With the importance of kindergarten to 12th grade education fading fast, it is only natural to suspect that state funding for universities will continue to dwindle. This would begin an awful domino effect where tuition rates rise and fewer and fewer young adults could afford what has essentially become a necessity on the path to a comfortable life. With poverty rates rising, how can we in the U.S. validate constraints that could very likely help add to these already sky-high numbers?

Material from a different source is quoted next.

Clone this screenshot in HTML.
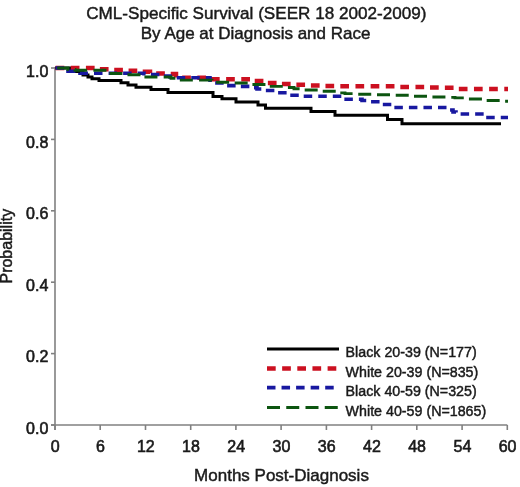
<!DOCTYPE html>
<html><head><meta charset="utf-8"><style>
html,body{margin:0;padding:0;background:#fff;}
svg{display:block;will-change:transform;font-family:"Liberation Sans",sans-serif;}
</style></head><body>
<svg width="520" height="487" viewBox="0 0 520 487">
<rect width="520" height="487" fill="#fff"/>
<g fill="#1a1a1a" stroke="#1a1a1a" stroke-width="0.45">
<text x="256.3" y="18.6" font-size="17.1" text-anchor="middle">CML-Specific Survival (SEER 18 2002-2009)</text>
<text x="255.6" y="38.7" font-size="17" text-anchor="middle">By Age at Diagnosis and Race</text>
<text x="281.5" y="481.3" font-size="17" text-anchor="middle">Months Post-Diagnosis</text>
<text transform="translate(11.9,246.2) rotate(-90)" font-size="16" text-anchor="middle">Probability</text>
</g>
<g stroke="#808080" stroke-width="1.6" fill="none">
<line x1="55" y1="67" x2="55" y2="430"/>
<line x1="51" y1="425" x2="507.3" y2="425"/>
<line x1="51" y1="425.0" x2="55" y2="425.0"/><line x1="51" y1="353.6" x2="55" y2="353.6"/><line x1="51" y1="282.2" x2="55" y2="282.2"/><line x1="51" y1="210.8" x2="55" y2="210.8"/><line x1="51" y1="139.4" x2="55" y2="139.4"/><line x1="51" y1="68.0" x2="55" y2="68.0"/><line x1="55.0" y1="425" x2="55.0" y2="430"/><line x1="100.2" y1="425" x2="100.2" y2="430"/><line x1="145.5" y1="425" x2="145.5" y2="430"/><line x1="190.7" y1="425" x2="190.7" y2="430"/><line x1="235.9" y1="425" x2="235.9" y2="430"/><line x1="281.1" y1="425" x2="281.1" y2="430"/><line x1="326.4" y1="425" x2="326.4" y2="430"/><line x1="371.6" y1="425" x2="371.6" y2="430"/><line x1="416.8" y1="425" x2="416.8" y2="430"/><line x1="462.1" y1="425" x2="462.1" y2="430"/><line x1="507.3" y1="425" x2="507.3" y2="430"/>
</g>
<g fill="#1a1a1a" font-size="16" stroke="#1a1a1a" stroke-width="0.6"><text x="48.3" y="433.5" text-anchor="end">0.0</text><text x="48.3" y="362.1" text-anchor="end">0.2</text><text x="48.3" y="290.7" text-anchor="end">0.4</text><text x="48.3" y="219.3" text-anchor="end">0.6</text><text x="48.3" y="147.9" text-anchor="end">0.8</text><text x="48.3" y="76.5" text-anchor="end">1.0</text><text x="55.3" y="452.3" text-anchor="middle">0</text><text x="100.5" y="452.3" text-anchor="middle">6</text><text x="145.8" y="452.3" text-anchor="middle">12</text><text x="191.0" y="452.3" text-anchor="middle">18</text><text x="236.2" y="452.3" text-anchor="middle">24</text><text x="281.4" y="452.3" text-anchor="middle">30</text><text x="326.7" y="452.3" text-anchor="middle">36</text><text x="371.9" y="452.3" text-anchor="middle">42</text><text x="417.1" y="452.3" text-anchor="middle">48</text><text x="462.4" y="452.3" text-anchor="middle">54</text><text x="507.6" y="452.3" text-anchor="middle">60</text></g>
<g fill="none" stroke-linejoin="miter">
<path d="M55,68 H70 V71.5 H83 V75 H88 V77 H92 V78.7 H99 V80.6 H121 V82.8 H128 V85 H136 V87.3 H151 V89.6 H168 V92.6 H213 V96.5 H222 V98.8 H236 V102 H258 V105 H265.5 V108.2 H311 V111.4 H335 V115.2 H387.5 V119.5 H402 V123.8 H501" stroke="#000" stroke-width="3"/>
<path d="M55,68 H97 V69.2 H110 V70 H125 V70.8 H138 V71.8 H150 V73.5 H165 V74.1 H176 V77.8 H210 V79.3 H251 V81 H264 V83 H278 V84.1 H294 V84.8 H308 V85.4 H323 V86 H340 V86.3 H395 V86.9 H428 V87.5 H442 V87.8 H456 V89 H508" stroke="#cc1020" stroke-width="4.5" stroke-dasharray="8.7 6.45" stroke-dashoffset="14.53"/>
<path d="M55,68 H68 V71.2 H80 V73.2 H144 V73.8 H150 V74.5 H160 V76 H170 V77 H176 V77.8 H210 V83 H224 V84.5 H227 V85.6 H240 V86.4 H252 V87.8 H257 V89 H263 V90.5 H276 V92.8 H289 V95.2 H300 V96.3 H344 V99.3 H362 V100.5 H368 V101.7 H381 V104.5 H393 V107.5 H449 V110 H453 V112 H456 V114 H486 V117.5 H508" stroke="#1818a0" stroke-width="3.6" stroke-dasharray="8.5 6.05" stroke-dashoffset="13.99"/>
<path d="M55,68 H68 V69.5 H75 V70.3 H105 V73.5 H127 V74.7 H144 V77 H171 V78.3 H177 V80.1 H212 V82.3 H232 V83 H248 V84.5 H268 V86.4 H286 V87.5 H294 V88.8 H301 V90 H320 V91.2 H338 V92.9 H345 V93.6 H356 V94.2 H375 V94.7 H393 V95.2 H411 V96.2 H429 V97 H448 V97.4 H455 V97.9 H466 V99 H484 V100.5 H503 V101.3 H508" stroke="#0c5510" stroke-width="2.9" stroke-dasharray="13 6.25" stroke-dashoffset="17.07"/>
</g>
<g fill="none">
<line x1="267" y1="349" x2="339" y2="349" stroke="#000" stroke-width="3"/>
<line x1="267" y1="368.4" x2="337" y2="368.4" stroke="#cc1020" stroke-width="4.5" stroke-dasharray="8.7 6.45"/>
<line x1="267" y1="387.6" x2="335" y2="387.6" stroke="#1818a0" stroke-width="3.6" stroke-dasharray="8.5 6.05"/>
<line x1="267" y1="407.5" x2="339" y2="407.5" stroke="#0c5510" stroke-width="2.9" stroke-dasharray="13 6.25"/>
</g>
<g fill="#1a1a1a" font-size="14.25" stroke="#1a1a1a" stroke-width="0.45">
<text x="345.6" y="357.3">Black 20-39 (N=177)</text>
<text x="345.6" y="376.8">White 20-39 (N=835)</text>
<text x="345.6" y="396.2">Black 40-59 (N=325)</text>
<text x="345.6" y="415.7">White 40-59 (N=1865)</text>
</g>
</svg>
</body></html>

It seems clearer than ever that knowledge is a necessity. In this day and age, where violence flourishes, and money speaks volumes, the only way to turn ourselves in the right direction is through education. How is it possible for advancements to be made and for the economy to grow with a workforce that is backtracking away from higher education? The clear relationship between level of education and success is one of the only statistics that provides the potential to significantly improve America. Yet, we continue to ignore this fact. How long will it be before the cuts cease and the necessity of comprehensive, well-funded education is realized? Hopefully soon. And hopefully before we drive ourselves into the ground.